Not surprisingly, it was largely about money.
In this case, according to anonymous sources divulging internal communications at Fisker Automotive, things came to a head between Henrik Fisker and CEO Tony Posawatz over whether federal funds should be relied upon.
Contrary to other speculation, the founder of his namesake company did not walk out because Chinese bidders – now since out of the picture – were looking to take a controlling stake.
Agreed upon by all is Fisker needs cash now.
The sources told Reuters that Posawatz sought a way to restore $336 million in lost U.S. Energy Department loans that were frozen in February 2012.
Henrik Fisker, sources say, opposed this and sought a smaller operating budget funded by what revenues the company could make and other funding sources than the federal government.
To date, Fisker Automotive has raised in excess of $1.2 billion in private funding. Its Energy Department loans had withdrawn about $193 million of the originally promised $529 million in taxpayer dollars.

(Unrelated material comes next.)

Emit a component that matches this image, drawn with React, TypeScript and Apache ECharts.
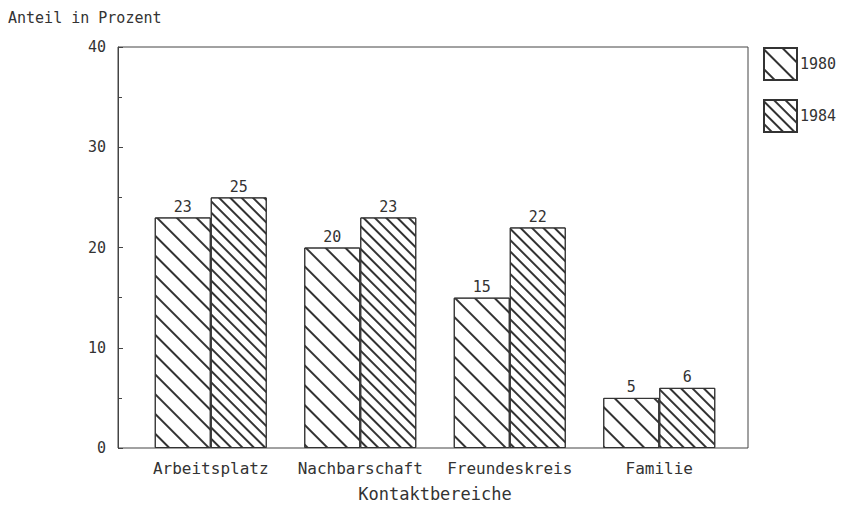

Undoubtedly there is more to this story, but in short, it was said Posawatz wanted to turn back on the public funding to add to the amount Fisker could spend, as it seeks to finalize and launch its Atlantic and restore confidence in the company.
Their disagreement saw them separated in their perspective on what’s best for Fisker Automotive to the tune of “hundreds of millions” one source told Reuters.
Fisker Automotive has declined to comment on this story.
Last Friday, Henrik Fisker also gave a phone interview to the Detroit News, in which he kept it positive without divulging more than he had disagreements with current management.
The company has had a string of setbacks, and Henrik Fisker said he is proud of the company’s achievements, mentioning its Karma has been sold on four continents.
“It’s probably the most difficult decision I’ve ever made, but you know it was a decision that was necessary as I had major disagreements with the current executive management,” he said, “It would be wrong to stay.”
After he turned in his company Karma last Wednesday, he went to a dealership in Santa Monica and paid full price for an approximately $102,000 blue Karma.
“I don’t get a free car because I walked away,” Fisker said. “I wanted to support my local dealer.”
Henrik Fisker also commented on the politicized cloud surrounding his former company, how it had been likened to failed solar panel maker, Solyndra LLC.
“What happened after Solyndra obviously has shifted unfortunately the discussions — rather than talking about … that everybody wants America to be the leader in new technology, it shifted to being more political focused,” Fisker said. “That’s a situation everyone’s going to have to deal with.”
Whether Henrik Fisker goes to work for another automaker, or what he will do next, he said it is still “too early” to say.